Go back as little as fifty years and walking for transport was a good deal more normal. Read some of the older writers on walking and it’s obvious that while people walked when they had to, most would do no more than was necessary. These different walking authors have, in different times and places, walked because they had to for reasons of a different kind of necessity; because they felt a need to move in open spaces. Around them, neighbours were bemused by what they did, by this need to stretch legs beneath the sky.
I am inclined to suspect that in settled human history, walking because you must has been the norm, while a calling to walk is something rare. As someone inclined to saunter, I find it hard to imagine why anyone wouldn’t choose to do that, but reading these authors it’s clear that the people around them do not share their passion. They are oddities. For a long time I’d harboured the idea that we were perhaps a few hundred years away from a time when people were joyfully out in the natural world, but my romantic fantasy is not supported by the available evidence. Walking as a hobby for the rich only came in the wake of the romantic poets and the idea of picturesque landscape, but I’d thought the poor walked.

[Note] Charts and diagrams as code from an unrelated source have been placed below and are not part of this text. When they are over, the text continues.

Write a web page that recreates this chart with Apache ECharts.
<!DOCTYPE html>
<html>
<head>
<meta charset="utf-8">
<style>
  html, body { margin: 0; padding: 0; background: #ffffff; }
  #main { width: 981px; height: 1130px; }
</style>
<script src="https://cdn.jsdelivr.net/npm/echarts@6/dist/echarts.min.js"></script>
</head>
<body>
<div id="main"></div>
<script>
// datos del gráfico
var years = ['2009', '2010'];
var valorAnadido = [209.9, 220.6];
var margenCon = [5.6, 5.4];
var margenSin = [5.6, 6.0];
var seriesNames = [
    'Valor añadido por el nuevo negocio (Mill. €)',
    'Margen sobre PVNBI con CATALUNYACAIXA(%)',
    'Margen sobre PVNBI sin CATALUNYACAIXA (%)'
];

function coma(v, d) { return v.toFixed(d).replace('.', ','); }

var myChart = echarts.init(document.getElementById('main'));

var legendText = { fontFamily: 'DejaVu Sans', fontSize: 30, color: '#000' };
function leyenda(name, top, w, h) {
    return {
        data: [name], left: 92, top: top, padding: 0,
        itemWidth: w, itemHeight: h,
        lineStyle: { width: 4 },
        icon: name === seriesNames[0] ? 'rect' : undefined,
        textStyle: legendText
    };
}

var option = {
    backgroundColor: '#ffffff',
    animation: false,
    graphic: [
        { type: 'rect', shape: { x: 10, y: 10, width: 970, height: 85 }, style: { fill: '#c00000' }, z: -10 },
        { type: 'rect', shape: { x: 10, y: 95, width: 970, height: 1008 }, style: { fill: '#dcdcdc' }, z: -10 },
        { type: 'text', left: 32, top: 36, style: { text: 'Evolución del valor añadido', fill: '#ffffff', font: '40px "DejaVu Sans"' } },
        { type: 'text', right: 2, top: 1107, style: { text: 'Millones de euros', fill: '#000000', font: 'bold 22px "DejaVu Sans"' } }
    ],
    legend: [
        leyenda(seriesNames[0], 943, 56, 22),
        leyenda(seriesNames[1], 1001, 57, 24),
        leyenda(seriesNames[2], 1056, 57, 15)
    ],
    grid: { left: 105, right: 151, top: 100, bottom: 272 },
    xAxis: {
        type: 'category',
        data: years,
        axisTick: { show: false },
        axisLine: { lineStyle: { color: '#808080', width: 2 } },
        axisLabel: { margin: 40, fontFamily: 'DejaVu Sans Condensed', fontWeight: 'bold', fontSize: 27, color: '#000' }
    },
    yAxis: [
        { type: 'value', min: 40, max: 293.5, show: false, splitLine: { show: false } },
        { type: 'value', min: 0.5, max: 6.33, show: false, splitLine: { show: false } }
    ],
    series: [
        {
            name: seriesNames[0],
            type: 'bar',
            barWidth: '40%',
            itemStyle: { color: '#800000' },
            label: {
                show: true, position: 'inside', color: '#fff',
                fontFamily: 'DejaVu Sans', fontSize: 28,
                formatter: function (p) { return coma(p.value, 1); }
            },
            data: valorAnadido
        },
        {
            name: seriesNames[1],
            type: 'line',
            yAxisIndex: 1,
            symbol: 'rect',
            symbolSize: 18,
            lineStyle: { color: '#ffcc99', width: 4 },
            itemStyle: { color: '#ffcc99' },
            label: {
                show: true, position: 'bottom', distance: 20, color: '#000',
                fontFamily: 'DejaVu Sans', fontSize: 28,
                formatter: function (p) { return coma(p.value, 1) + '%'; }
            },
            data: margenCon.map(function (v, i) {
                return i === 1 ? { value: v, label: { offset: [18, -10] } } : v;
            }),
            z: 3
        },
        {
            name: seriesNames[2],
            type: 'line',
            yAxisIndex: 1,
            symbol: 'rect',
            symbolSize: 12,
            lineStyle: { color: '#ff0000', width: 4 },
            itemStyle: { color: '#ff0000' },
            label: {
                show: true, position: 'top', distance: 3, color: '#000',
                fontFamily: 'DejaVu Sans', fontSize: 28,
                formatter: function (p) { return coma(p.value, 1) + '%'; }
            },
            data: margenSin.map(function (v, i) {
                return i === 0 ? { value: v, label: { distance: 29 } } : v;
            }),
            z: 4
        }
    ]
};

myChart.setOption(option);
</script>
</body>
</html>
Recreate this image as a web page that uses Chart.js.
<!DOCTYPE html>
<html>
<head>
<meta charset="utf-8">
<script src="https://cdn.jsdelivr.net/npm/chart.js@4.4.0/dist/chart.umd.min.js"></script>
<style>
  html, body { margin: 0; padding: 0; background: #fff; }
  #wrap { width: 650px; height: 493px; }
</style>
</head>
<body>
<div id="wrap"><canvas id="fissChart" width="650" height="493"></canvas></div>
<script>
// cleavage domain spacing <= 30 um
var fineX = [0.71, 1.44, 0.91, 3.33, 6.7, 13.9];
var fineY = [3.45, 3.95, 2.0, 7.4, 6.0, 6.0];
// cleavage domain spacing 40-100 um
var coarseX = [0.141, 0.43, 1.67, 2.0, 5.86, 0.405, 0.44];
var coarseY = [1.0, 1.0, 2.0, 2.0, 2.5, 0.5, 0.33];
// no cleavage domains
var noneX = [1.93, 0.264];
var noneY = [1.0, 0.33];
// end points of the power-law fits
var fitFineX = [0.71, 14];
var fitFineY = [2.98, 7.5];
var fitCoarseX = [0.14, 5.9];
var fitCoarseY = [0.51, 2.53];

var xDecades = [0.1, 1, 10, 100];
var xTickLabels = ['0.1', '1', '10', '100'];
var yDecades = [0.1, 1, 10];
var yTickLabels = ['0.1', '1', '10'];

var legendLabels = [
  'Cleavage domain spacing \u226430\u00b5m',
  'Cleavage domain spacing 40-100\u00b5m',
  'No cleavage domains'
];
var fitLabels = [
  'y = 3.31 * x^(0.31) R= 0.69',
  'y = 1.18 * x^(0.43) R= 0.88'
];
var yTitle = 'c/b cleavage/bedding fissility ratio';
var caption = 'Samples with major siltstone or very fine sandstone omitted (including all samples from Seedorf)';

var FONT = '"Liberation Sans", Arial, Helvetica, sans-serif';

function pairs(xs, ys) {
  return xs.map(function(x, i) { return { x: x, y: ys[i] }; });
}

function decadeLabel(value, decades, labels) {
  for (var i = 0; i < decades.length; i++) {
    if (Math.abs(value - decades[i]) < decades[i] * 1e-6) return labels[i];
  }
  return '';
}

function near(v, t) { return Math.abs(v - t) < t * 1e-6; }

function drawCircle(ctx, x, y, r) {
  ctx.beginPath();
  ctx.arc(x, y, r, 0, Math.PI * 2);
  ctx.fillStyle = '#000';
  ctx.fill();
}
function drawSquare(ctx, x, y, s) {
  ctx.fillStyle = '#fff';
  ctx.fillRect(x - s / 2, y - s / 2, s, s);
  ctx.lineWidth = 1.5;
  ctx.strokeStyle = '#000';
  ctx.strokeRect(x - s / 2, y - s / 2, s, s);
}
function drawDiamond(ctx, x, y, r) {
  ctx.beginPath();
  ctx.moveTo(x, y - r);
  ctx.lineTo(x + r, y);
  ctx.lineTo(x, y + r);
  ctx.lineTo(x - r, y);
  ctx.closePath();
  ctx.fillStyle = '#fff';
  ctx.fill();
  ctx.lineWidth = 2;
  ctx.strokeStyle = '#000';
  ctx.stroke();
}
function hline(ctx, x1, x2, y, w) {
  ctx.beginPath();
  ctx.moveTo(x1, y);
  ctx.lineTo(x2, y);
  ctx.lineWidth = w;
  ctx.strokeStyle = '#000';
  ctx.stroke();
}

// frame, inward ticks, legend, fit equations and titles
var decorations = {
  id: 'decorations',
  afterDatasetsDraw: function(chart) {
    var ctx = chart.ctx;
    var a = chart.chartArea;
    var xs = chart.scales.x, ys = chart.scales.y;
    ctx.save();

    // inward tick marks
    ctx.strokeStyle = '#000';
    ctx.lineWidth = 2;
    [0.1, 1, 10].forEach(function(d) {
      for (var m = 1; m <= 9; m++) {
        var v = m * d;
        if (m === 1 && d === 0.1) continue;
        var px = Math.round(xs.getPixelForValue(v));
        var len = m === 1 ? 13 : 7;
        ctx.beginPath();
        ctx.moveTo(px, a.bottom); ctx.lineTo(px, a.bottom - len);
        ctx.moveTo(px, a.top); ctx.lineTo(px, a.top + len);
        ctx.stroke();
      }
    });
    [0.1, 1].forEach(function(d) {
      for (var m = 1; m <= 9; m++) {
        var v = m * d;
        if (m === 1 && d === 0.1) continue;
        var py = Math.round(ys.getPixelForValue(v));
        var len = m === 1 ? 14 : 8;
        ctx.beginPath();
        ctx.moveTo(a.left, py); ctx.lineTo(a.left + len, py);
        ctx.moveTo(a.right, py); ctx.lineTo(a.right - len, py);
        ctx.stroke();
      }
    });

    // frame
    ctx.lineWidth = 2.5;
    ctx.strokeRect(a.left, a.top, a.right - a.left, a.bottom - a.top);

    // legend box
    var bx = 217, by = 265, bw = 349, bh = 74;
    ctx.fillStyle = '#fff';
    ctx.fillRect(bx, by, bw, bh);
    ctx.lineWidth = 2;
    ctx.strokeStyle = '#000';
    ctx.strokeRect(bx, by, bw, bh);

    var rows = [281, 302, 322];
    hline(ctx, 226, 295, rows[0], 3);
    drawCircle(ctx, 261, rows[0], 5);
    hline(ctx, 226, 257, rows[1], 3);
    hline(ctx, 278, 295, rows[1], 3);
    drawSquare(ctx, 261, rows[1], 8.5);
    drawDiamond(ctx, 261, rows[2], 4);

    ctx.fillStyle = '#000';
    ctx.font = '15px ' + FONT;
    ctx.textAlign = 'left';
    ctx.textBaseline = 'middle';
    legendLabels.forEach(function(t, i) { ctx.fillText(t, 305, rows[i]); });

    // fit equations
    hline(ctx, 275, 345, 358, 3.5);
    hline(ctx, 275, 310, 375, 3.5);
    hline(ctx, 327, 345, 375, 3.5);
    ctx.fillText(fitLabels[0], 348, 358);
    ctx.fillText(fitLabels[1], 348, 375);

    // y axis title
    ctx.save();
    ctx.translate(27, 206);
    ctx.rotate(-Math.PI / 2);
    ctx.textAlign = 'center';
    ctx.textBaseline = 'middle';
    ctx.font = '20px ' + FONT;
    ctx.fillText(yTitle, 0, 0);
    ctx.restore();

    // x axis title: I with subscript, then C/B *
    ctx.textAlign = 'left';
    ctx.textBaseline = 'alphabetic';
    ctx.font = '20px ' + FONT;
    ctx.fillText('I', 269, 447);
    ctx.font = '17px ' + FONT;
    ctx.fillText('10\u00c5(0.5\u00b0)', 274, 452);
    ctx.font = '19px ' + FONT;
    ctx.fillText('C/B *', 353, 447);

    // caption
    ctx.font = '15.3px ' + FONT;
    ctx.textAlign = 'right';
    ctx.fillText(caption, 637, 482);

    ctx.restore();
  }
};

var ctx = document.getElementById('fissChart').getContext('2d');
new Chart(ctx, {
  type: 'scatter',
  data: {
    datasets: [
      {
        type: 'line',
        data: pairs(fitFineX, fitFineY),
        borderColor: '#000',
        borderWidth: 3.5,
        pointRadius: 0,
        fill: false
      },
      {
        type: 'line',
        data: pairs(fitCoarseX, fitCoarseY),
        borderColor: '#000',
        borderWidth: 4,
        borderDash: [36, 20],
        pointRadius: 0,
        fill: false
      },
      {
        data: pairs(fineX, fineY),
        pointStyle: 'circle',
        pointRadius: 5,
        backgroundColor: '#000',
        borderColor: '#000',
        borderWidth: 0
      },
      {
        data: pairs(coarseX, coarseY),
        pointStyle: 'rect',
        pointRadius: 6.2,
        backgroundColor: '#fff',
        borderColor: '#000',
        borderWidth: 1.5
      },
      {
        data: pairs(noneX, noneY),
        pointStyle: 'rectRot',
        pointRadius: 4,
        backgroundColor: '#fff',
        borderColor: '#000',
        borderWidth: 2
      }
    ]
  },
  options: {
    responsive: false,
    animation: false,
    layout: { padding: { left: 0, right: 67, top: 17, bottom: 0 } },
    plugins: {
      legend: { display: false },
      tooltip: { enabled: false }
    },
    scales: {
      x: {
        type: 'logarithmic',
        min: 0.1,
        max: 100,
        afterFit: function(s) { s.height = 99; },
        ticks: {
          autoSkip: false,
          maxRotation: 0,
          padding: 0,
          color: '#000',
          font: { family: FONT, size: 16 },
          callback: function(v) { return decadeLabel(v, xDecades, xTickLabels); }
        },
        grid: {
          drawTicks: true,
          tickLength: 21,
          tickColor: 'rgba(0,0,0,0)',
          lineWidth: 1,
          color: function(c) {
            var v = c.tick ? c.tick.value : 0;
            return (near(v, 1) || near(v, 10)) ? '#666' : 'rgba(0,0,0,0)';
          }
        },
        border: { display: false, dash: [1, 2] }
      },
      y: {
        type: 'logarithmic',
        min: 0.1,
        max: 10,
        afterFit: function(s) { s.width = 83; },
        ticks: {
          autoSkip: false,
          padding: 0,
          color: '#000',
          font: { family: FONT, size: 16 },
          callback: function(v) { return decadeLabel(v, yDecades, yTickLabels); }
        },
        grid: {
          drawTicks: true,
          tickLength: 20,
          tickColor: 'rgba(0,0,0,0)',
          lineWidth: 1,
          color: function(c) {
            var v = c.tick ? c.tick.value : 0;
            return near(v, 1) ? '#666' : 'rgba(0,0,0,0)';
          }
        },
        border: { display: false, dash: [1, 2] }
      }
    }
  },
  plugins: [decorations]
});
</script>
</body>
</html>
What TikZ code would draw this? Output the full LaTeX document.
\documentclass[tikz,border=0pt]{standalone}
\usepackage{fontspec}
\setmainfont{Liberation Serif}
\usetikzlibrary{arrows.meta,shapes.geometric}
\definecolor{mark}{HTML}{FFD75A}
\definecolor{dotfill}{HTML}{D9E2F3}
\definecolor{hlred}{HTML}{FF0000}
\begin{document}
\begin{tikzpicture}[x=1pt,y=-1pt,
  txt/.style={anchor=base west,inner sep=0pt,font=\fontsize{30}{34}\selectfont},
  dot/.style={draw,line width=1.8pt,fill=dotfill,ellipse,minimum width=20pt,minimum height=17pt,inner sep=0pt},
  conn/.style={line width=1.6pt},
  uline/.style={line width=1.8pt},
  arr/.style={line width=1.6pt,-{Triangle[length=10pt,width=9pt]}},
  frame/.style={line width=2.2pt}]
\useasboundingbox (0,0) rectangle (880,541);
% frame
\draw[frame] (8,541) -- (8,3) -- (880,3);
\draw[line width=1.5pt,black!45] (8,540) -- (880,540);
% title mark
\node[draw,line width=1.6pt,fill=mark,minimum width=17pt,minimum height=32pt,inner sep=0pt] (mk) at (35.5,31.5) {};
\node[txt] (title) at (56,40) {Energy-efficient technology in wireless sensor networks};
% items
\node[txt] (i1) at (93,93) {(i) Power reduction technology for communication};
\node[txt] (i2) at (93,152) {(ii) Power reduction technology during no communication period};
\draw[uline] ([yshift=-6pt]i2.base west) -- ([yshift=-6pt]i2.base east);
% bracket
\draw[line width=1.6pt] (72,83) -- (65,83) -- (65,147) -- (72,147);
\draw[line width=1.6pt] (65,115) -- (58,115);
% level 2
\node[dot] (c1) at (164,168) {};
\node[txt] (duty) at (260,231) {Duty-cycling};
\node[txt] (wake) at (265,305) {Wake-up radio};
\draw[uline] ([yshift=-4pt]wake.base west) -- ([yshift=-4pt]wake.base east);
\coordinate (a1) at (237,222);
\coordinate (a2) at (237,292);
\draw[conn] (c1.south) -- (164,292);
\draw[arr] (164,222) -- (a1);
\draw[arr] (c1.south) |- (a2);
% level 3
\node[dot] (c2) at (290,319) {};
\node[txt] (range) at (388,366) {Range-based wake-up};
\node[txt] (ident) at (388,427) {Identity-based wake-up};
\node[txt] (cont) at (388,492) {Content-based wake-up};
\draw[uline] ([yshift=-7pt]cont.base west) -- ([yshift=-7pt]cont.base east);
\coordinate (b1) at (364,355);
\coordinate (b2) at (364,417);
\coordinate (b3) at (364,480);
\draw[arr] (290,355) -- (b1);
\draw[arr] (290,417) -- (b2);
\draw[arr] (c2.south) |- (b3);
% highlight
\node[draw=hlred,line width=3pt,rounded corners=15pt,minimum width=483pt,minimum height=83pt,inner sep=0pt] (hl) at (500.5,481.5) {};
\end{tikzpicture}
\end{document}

My family in various branches, has produced walkers. Not just my parents and sibling, but my grandmother and great grandmother on my maternal side, while on my mother’s father’s side, the tradition of the Sunday walk was an important one. I don’t know much about my father’s people in that regard.
The rhythm of walking has an effect on the rhythm of thinking and the flow of thoughts. I don’t think it’s any accident that authors are drawn to walking (the list of walker authors I can think of is longer than the above, and has a lot of poets in it) and I know that walking creates an urge to crafting language, at least in me.